“It’s beautiful,” my child voice answered. “What’s it for?”
“You’ll know when the time is right,” he answered, taking up the chain to slip it around my head. “It’ll be there when you need it, little...”
His mouth moved, but nothing came out. In fact, there was no sound at all.
I was about to ask what was happening when I felt the scene growing more distant. “Wait!” I cried, to no avail. I was surrounded by darkness again. Panic overtook me as it felt like the one solid thread to my past had just slipped through my fingertips.
“What happened?” I demanded of Dr. Price the moment my eyes flew open. “Why did it stop?”
Dr. Price was sitting where he’d been when the session had first begun, but his fair skin was pale, like the color had been drained from it. “The rest of that sentence was redacted,” he replied, taking off his glasses and cleaning them on his sleeve. He closed his eyes hard, like the experience had given him a migraine. “It seems the powers that be don’t want you to know what you are.”
It took me a second to process that, but the words stuck in my throat when I finally had the presence of mind to speak. “Why?” I finally got out. “I don’t even have powers. What the hell could be so top secret I’m not even allowed to know what I am?”
“I don’t know,” Dr. Price admitted, slipping his glasses back on. “You could be a celestial being of some sort if angels took you in, but that’s way beyond my pay grade. I know about angels and demons, but you don’t fit the bill for either of those. You’re not very tall or imposing, for one thing--no offense.”
“Celestial?” I echoed. The term had been thrown around a few times during my imprisonment, but I hadn’t realized it applied to anyone other than angels. “No offense taken,” I mumbled.
“So there’s nothing I can do?” I finally asked. “How am I supposed to reform or whatever if I can’t remember anything?”
“Well, that’s a good question,” Dr. Price admitted, staring off into space, his eyebrows knit together in perplexity. “I suppose it’s possible if you’re on good behavior.”
I frowned, hugging myself. That wasn’t exactly encouraging. I grabbed my bag and stood, not sure I wanted to stick around and find out what else was lurking in my subconscious. Or rather, what had been hidden away. “Can I go?”

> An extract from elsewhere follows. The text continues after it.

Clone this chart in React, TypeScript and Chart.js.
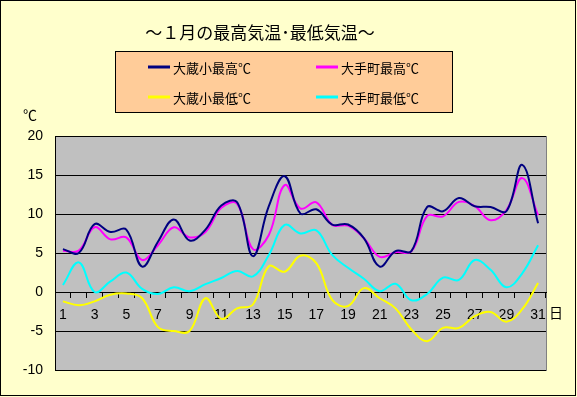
import React, { useEffect, useRef } from 'react';
import { Chart, registerables } from 'chart.js';

Chart.register(...registerables);

const days = ['1','2','3','4','5','6','7','8','9','10','11','12','13','14','15','16','17','18','19','20','21','22','23','24','25','26','27','28','29','30','31'];

const ookuraHigh = [5.5, 5.0, 8.7, 7.7, 8.0, 3.25, 6.45, 9.3, 6.6, 8.0, 11.1, 11.5, 4.6, 11.0, 14.85, 10.05, 10.6, 8.65, 8.65, 6.9, 3.25, 5.25, 5.25, 10.9, 10.35, 12.05, 11.0, 10.9, 10.35, 16.3, 8.8];
const otemachiHigh = [5.3, 5.3, 8.3, 6.75, 7.0, 4.1, 6.0, 8.3, 7.0, 7.7, 10.8, 11.3, 5.5, 7.3, 13.7, 10.7, 11.5, 8.6, 8.5, 6.9, 4.5, 5.1, 5.2, 9.75, 9.7, 11.55, 11.0, 9.2, 10.5, 14.6, 9.85];
const ookuraLow = [-1.2, -1.7, -1.2, -0.35, -0.2, -0.8, -4.5, -5.0, -5.0, -0.8, -3.45, -2.1, -1.6, 3.3, 2.6, 4.65, 3.7, -1.0, -1.8, 0.5, -0.8, -2.1, -4.8, -6.3, -4.6, -4.6, -3.1, -2.55, -3.8, -2.2, 1.15];
const otemachiLow = [0.9, 3.8, 0.0, 1.35, 2.5, 0.4, -0.25, 0.6, 0.1, 1.0, 1.8, 2.7, 2.0, 4.75, 8.6, 7.5, 7.9, 4.75, 3.1, 1.7, 0.1, 1.05, -1.05, -0.25, 1.85, 1.55, 4.1, 2.85, 0.6, 2.4, 6.0];

const seriesNames = ['大蔵小最高℃', '大手町最高℃', '大蔵小最低℃', '大手町最低℃'];
const seriesColors = ['#000080', '#FF00FF', '#FFFF00', '#00FFFF'];
const titleText = '～１月の最高気温･最低気温～';
const yUnit = '℃';
const xUnit = '日';

const FONT = '"Liberation Sans", "Noto Sans CJK JP", sans-serif';
const CJK = '"Noto Sans CJK JP", sans-serif';

const decorPlugin = {
  id: 'decor',
  beforeDraw(chart: any) {
    const { ctx, width, height, chartArea } = chart;
    ctx.save();
    ctx.fillStyle = '#FFFFCC';
    ctx.fillRect(0, 0, width, height);
    ctx.strokeStyle = '#000';
    ctx.lineWidth = 1;
    ctx.strokeRect(0.5, 0.5, width - 2, height - 2);
    ctx.fillStyle = '#C0C0C0';
    ctx.fillRect(chartArea.left, chartArea.top, chartArea.right - chartArea.left, chartArea.bottom - chartArea.top);
    ctx.strokeStyle = '#808080';
    ctx.strokeRect(chartArea.left + 0.5, chartArea.top + 0.5, chartArea.right - chartArea.left, chartArea.bottom - chartArea.top);
    ctx.restore();
  },
  afterDraw(chart: any) {
    const { ctx, chartArea } = chart;
    ctx.save();
    // title
    ctx.fillStyle = '#000';
    ctx.font = '17px ' + CJK;
    ctx.textAlign = 'center';
    ctx.textBaseline = 'middle';
    ctx.fillText(titleText, 260, 33);
    // legend box
    const bx = 115, by = 51, bw = 337, bh = 61;
    ctx.fillStyle = '#FFCC99';
    ctx.fillRect(bx, by, bw, bh);
    ctx.strokeStyle = '#000';
    ctx.lineWidth = 1;
    ctx.strokeRect(bx + 0.5, by + 0.5, bw, bh);
    ctx.font = '13px ' + CJK;
    ctx.textAlign = 'left';
    chart.data.datasets.forEach((ds: any, i: number) => {
      const col = i % 2;
      const row = Math.floor(i / 2);
      const lx = col === 0 ? 148 : 316;
      const ly = row === 0 ? 67 : 97;
      ctx.strokeStyle = ds.borderColor;
      ctx.lineWidth = 3;
      ctx.beginPath();
      ctx.moveTo(lx, ly);
      ctx.lineTo(lx + 22, ly);
      ctx.stroke();
      ctx.fillStyle = '#000';
      ctx.fillText(ds.label, lx + 25, ly + 1);
    });
    // units
    ctx.font = '14px ' + CJK;
    ctx.textAlign = 'center';
    ctx.fillText(yUnit, 30, 115);
    const y0 = chart.scales.y.getPixelForValue(0);
    ctx.fillText(xUnit, chartArea.right + 10, y0 + 21);
    ctx.restore();
  },
};

export default function App() {
  const ref = useRef<HTMLCanvasElement>(null);
  useEffect(() => {
    const datasets = [ookuraHigh, otemachiHigh, ookuraLow, otemachiLow].map((d, i) => ({
      label: seriesNames[i],
      data: d,
      borderColor: seriesColors[i],
      backgroundColor: seriesColors[i],
      borderWidth: 2,
      pointRadius: 0,
      tension: 0.4,
      fill: false,
    }));
    const chart = new Chart(ref.current!, {
      type: 'line',
      data: { labels: days, datasets },
      options: {
        responsive: false,
        animation: false,
        devicePixelRatio: 1,
        layout: { padding: { left: 0, top: 136, right: 31, bottom: 27 } },
        plugins: { legend: { display: false }, title: { display: false }, tooltip: { enabled: false } },
        scales: {
          x: {
            type: 'category',
            offset: true,
            position: { y: 0 } as any,
            grid: { display: true, drawOnChartArea: false, drawTicks: true, tickLength: 5, color: '#000', offset: true },
            border: { display: true, color: '#000', width: 1 },
            ticks: {
              autoSkip: false,
              maxRotation: 0,
              minRotation: 0,
              padding: 10,
              color: '#000',
              font: { family: FONT, size: 14 },
              callback: (_v: any, i: number) => (i % 2 === 0 ? days[i] : ''),
            },
          },
          y: {
            min: -10,
            max: 20,
            position: 'left',
            afterFit: (scale: any) => { scale.width = 55; },
            grid: { color: '#000', drawTicks: false, lineWidth: 1 },
            border: { display: true, color: '#000', width: 1 },
            ticks: { stepSize: 5, padding: 12, color: '#000', font: { family: FONT, size: 14 } },
          },
        },
      },
      plugins: [decorPlugin],
    });
    return () => chart.destroy();
  }, []);
  return (
    <div style={{ position: 'fixed', left: 0, top: 0, width: 577, height: 397 }}>
      <canvas ref={ref} width={577} height={397} style={{ display: 'block' }} />
    </div>
  );
}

“Of course,” he murmured, still apparently lost in thought. “I’ll see you in two days. Perhaps we’ll learn more.”
“Yeah. Sure,” I said before leaving the room.
I really fucking doubted it.
Chapter 6
Bells
My last fewclasses were just a blur. I couldn’t focus after my session with Dr. Price, but I did pick up a few bits here and there. The professors all liked to lay it on thick that we had the chance to redeem ourselves by digging into our pasts and learning how to avoid the same shortcomings of character that had led us to this place. How all supernaturals, even demons, had their place in society.
Except apparently whatever the hell I was.
After school, I found a quiet spot on one of the rooftop overhangs above the main classroom building. It wasn’t that high up, but it made me feel secure somehow. Like it was my own little corner of a world that clearly didn’t want me in it.
What I couldn’t understand was why they’d woken me up in the first place. If I was enough of a menace to society to have nearly my entire past redacted, what was the point of even sending me here?
I’d all but forgotten about my planned meeting with Dean and Alistair, but if there was one thing I didn’t have the energy for, it was figuring out how I played into someone else’s inexplicable problems.
“Hey,” a familiar feminine voice said behind me. I turned back to look over my shoulder, surprised I’d been found, only to see Maddie coming my way, stepping carefully down the shingles. When she reached me, she dropped into a sitting position beside me and scooted forward, dangling her legs over the edge. “I swear, I’m not following you. I just like to come to this spot, too.”
“And here I thought I’d discovered it,” I laughed, scooting over to make more room for her. I studied the view of the grounds below, taking a deep breath. “It’s a good spot. If you don’t mind sharing, that is.”
“No one else knows about it, so you might as well have,” she said with a pleasant smile. “And sure. Something on your mind? Or just getting away from all the noise?”
I hesitated a moment, trying to decide whether I wanted to admit what had happened in my therapy session. Or rather, what hadn’t. If Maddie wasn’t scared off already, she certainly would be then, but I felt like I needed to tell someone just to keep from losing my mind.
“I had my first Talk Session,” I finally said. “Let’s just say it didn’t go as planned.”
She tilted her head. “Bad memory?” she asked sympathetically.
“More like no memory,” I answered, pulling my knees up to my chest as I watched the students shuffling between sections of the building below. “Apparently, my fifth birthday was ‘redacted.’”
“Redacted… how? What do you mean?” She seemed surprised, like she’d never heard of that happening before. Not a good sign.